Given material:
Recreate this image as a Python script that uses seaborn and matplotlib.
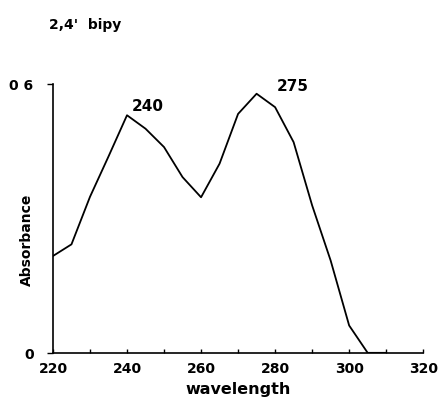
import matplotlib
matplotlib.use("Agg")
import matplotlib.pyplot as plt
import seaborn as sns
import pandas as pd

wavelength = [220, 225, 230, 235, 240, 245, 250, 255, 260, 265, 270, 275,
              280, 285, 290, 295, 300, 305, 310]
absorbance = [0.216, 0.242, 0.348, 0.438, 0.530, 0.500, 0.459, 0.392, 0.347,
              0.422, 0.533, 0.578, 0.548, 0.470, 0.329, 0.206, 0.061, 0.0, 0.0]
x_ticks = [220, 240, 260, 280, 300, 320]
x_minor = [230, 250, 270, 290, 310]
y_ticks = [0, 0.6]
y_ticklabels = ["0", "0 6"]
peak_labels = ["240", "275"]
peak_pos = [(245.7, 0.551), (284.9, 0.596)]

sns.set_theme(style="white")
plt.rcParams['font.family'] = ['DejaVu Sans']
plt.rcParams['font.weight'] = 'bold'
plt.rcParams['text.color'] = 'black'
plt.rcParams['axes.labelcolor'] = 'black'
plt.rcParams['xtick.color'] = 'black'
plt.rcParams['ytick.color'] = 'black'

df = pd.DataFrame({"wavelength": wavelength, "Absorbance": absorbance})

fig = plt.figure(figsize=(4.45, 4.10), dpi=100)
ax = fig.add_axes([0.119, 0.137, 0.832, 0.656])
sns.lineplot(data=df, x="wavelength", y="Absorbance", ax=ax, color="black",
             linewidth=1.3)

ax.set_xlim(220, 320)
ax.set_ylim(0, 0.6)
for s in ["top", "right"]:
    ax.spines[s].set_visible(False)
for s in ["left", "bottom"]:
    ax.spines[s].set_color("black")
    ax.spines[s].set_linewidth(1.2)

ax.set_xticks(x_ticks)
ax.set_xticklabels([str(t) for t in x_ticks], fontsize=10, fontweight='bold')
ax.set_xticks(x_minor, minor=True)
ax.tick_params(axis='x', which='both', direction='in', length=3, width=1,
               color='black', bottom=True, pad=6)
ax.set_yticks(y_ticks)
ax.set_yticklabels(y_ticklabels, fontsize=10, fontweight='bold')
ax.tick_params(axis='y', direction='out', length=4, width=1, color='black',
               left=True, pad=10)

ax.set_xlabel("wavelength", fontsize=11.5, fontweight='bold', labelpad=4)
ax.set_ylabel("Absorbance", fontsize=10, fontweight='bold')
ax.yaxis.set_label_coords(-0.052, 0.424)

for lab, (px, py) in zip(peak_labels, peak_pos):
    ax.text(px, py, lab, ha='center', va='center', fontsize=11,
            fontweight='bold', clip_on=False)

fig.text(0.110, 0.938, "2,4'  bipy", fontsize=10, fontweight='bold',
         ha='left', va='center')

fig.savefig("out.png", dpi=100, facecolor="white")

Problem description: Please take the lines from the beginning of the data above through the line holding "ax.yaxis.set_label_coords(-0.052, 0.424)" and transcribe them exactly, without any pictures.

Output for this exercise:
Recreate this image as a Python script that uses seaborn and matplotlib.
import matplotlib
matplotlib.use("Agg")
import matplotlib.pyplot as plt
import seaborn as sns
import pandas as pd

wavelength = [220, 225, 230, 235, 240, 245, 250, 255, 260, 265, 270, 275,
              280, 285, 290, 295, 300, 305, 310]
absorbance = [0.216, 0.242, 0.348, 0.438, 0.530, 0.500, 0.459, 0.392, 0.347,
              0.422, 0.533, 0.578, 0.548, 0.470, 0.329, 0.206, 0.061, 0.0, 0.0]
x_ticks = [220, 240, 260, 280, 300, 320]
x_minor = [230, 250, 270, 290, 310]
y_ticks = [0, 0.6]
y_ticklabels = ["0", "0 6"]
peak_labels = ["240", "275"]
peak_pos = [(245.7, 0.551), (284.9, 0.596)]

sns.set_theme(style="white")
plt.rcParams['font.family'] = ['DejaVu Sans']
plt.rcParams['font.weight'] = 'bold'
plt.rcParams['text.color'] = 'black'
plt.rcParams['axes.labelcolor'] = 'black'
plt.rcParams['xtick.color'] = 'black'
plt.rcParams['ytick.color'] = 'black'

df = pd.DataFrame({"wavelength": wavelength, "Absorbance": absorbance})

fig = plt.figure(figsize=(4.45, 4.10), dpi=100)
ax = fig.add_axes([0.119, 0.137, 0.832, 0.656])
sns.lineplot(data=df, x="wavelength", y="Absorbance", ax=ax, color="black",
             linewidth=1.3)

ax.set_xlim(220, 320)
ax.set_ylim(0, 0.6)
for s in ["top", "right"]:
    ax.spines[s].set_visible(False)
for s in ["left", "bottom"]:
    ax.spines[s].set_color("black")
    ax.spines[s].set_linewidth(1.2)

ax.set_xticks(x_ticks)
ax.set_xticklabels([str(t) for t in x_ticks], fontsize=10, fontweight='bold')
ax.set_xticks(x_minor, minor=True)
ax.tick_params(axis='x', which='both', direction='in', length=3, width=1,
               color='black', bottom=True, pad=6)
ax.set_yticks(y_ticks)
ax.set_yticklabels(y_ticklabels, fontsize=10, fontweight='bold')
ax.tick_params(axis='y', direction='out', length=4, width=1, color='black',
               left=True, pad=10)

ax.set_xlabel("wavelength", fontsize=11.5, fontweight='bold', labelpad=4)
ax.set_ylabel("Absorbance", fontsize=10, fontweight='bold')
ax.yaxis.set_label_coords(-0.052, 0.424)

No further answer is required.